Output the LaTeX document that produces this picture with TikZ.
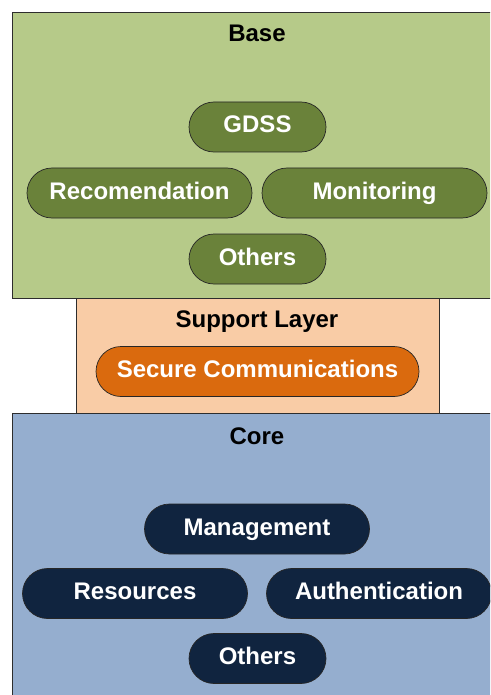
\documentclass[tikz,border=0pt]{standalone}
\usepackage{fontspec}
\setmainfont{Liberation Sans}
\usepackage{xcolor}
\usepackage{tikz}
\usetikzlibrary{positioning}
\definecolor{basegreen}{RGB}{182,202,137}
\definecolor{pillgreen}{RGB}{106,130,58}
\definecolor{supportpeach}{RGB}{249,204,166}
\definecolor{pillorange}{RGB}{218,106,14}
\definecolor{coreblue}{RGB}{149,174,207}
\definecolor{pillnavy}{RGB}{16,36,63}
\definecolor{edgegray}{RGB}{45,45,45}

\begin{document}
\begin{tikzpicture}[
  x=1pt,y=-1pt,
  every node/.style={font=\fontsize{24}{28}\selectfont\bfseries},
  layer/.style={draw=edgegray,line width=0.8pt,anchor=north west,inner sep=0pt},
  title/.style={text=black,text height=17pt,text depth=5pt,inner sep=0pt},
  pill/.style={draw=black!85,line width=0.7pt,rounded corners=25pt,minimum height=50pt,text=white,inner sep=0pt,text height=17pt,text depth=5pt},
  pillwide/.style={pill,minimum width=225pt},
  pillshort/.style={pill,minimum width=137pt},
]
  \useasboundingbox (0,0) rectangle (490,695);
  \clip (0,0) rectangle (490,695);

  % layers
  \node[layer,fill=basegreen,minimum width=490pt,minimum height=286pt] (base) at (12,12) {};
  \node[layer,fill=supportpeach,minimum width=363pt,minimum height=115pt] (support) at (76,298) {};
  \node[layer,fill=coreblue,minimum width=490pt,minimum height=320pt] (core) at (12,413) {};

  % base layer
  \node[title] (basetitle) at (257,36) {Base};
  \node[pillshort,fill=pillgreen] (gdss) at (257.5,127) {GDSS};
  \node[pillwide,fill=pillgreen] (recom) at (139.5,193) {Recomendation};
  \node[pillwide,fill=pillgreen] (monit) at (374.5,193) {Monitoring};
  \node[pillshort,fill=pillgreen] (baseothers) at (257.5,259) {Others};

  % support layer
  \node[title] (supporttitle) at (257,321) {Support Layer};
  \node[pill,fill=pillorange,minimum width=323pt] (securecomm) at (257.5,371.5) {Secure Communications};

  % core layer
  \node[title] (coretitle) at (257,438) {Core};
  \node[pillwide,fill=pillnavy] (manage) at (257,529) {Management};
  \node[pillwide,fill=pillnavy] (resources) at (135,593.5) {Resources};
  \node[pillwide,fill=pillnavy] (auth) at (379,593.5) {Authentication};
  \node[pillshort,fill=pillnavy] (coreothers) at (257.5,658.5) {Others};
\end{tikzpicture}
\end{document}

::::::::

- WHAT YOU NEED TO DO
Transcribe the full listing above exactly, with the images removed.

- EXERCISE RESPONSE
Output the LaTeX document that produces this picture with TikZ.
\documentclass[tikz,border=0pt]{standalone}
\usepackage{fontspec}
\setmainfont{Liberation Sans}
\usepackage{xcolor}
\usepackage{tikz}
\usetikzlibrary{positioning}
\definecolor{basegreen}{RGB}{182,202,137}
\definecolor{pillgreen}{RGB}{106,130,58}
\definecolor{supportpeach}{RGB}{249,204,166}
\definecolor{pillorange}{RGB}{218,106,14}
\definecolor{coreblue}{RGB}{149,174,207}
\definecolor{pillnavy}{RGB}{16,36,63}
\definecolor{edgegray}{RGB}{45,45,45}

\begin{document}
\begin{tikzpicture}[
  x=1pt,y=-1pt,
  every node/.style={font=\fontsize{24}{28}\selectfont\bfseries},
  layer/.style={draw=edgegray,line width=0.8pt,anchor=north west,inner sep=0pt},
  title/.style={text=black,text height=17pt,text depth=5pt,inner sep=0pt},
  pill/.style={draw=black!85,line width=0.7pt,rounded corners=25pt,minimum height=50pt,text=white,inner sep=0pt,text height=17pt,text depth=5pt},
  pillwide/.style={pill,minimum width=225pt},
  pillshort/.style={pill,minimum width=137pt},
]
  \useasboundingbox (0,0) rectangle (490,695);
  \clip (0,0) rectangle (490,695);

  % layers
  \node[layer,fill=basegreen,minimum width=490pt,minimum height=286pt] (base) at (12,12) {};
  \node[layer,fill=supportpeach,minimum width=363pt,minimum height=115pt] (support) at (76,298) {};
  \node[layer,fill=coreblue,minimum width=490pt,minimum height=320pt] (core) at (12,413) {};

  % base layer
  \node[title] (basetitle) at (257,36) {Base};
  \node[pillshort,fill=pillgreen] (gdss) at (257.5,127) {GDSS};
  \node[pillwide,fill=pillgreen] (recom) at (139.5,193) {Recomendation};
  \node[pillwide,fill=pillgreen] (monit) at (374.5,193) {Monitoring};
  \node[pillshort,fill=pillgreen] (baseothers) at (257.5,259) {Others};

  % support layer
  \node[title] (supporttitle) at (257,321) {Support Layer};
  \node[pill,fill=pillorange,minimum width=323pt] (securecomm) at (257.5,371.5) {Secure Communications};

  % core layer
  \node[title] (coretitle) at (257,438) {Core};
  \node[pillwide,fill=pillnavy] (manage) at (257,529) {Management};
  \node[pillwide,fill=pillnavy] (resources) at (135,593.5) {Resources};
  \node[pillwide,fill=pillnavy] (auth) at (379,593.5) {Authentication};
  \node[pillshort,fill=pillnavy] (coreothers) at (257.5,658.5) {Others};
\end{tikzpicture}
\end{document}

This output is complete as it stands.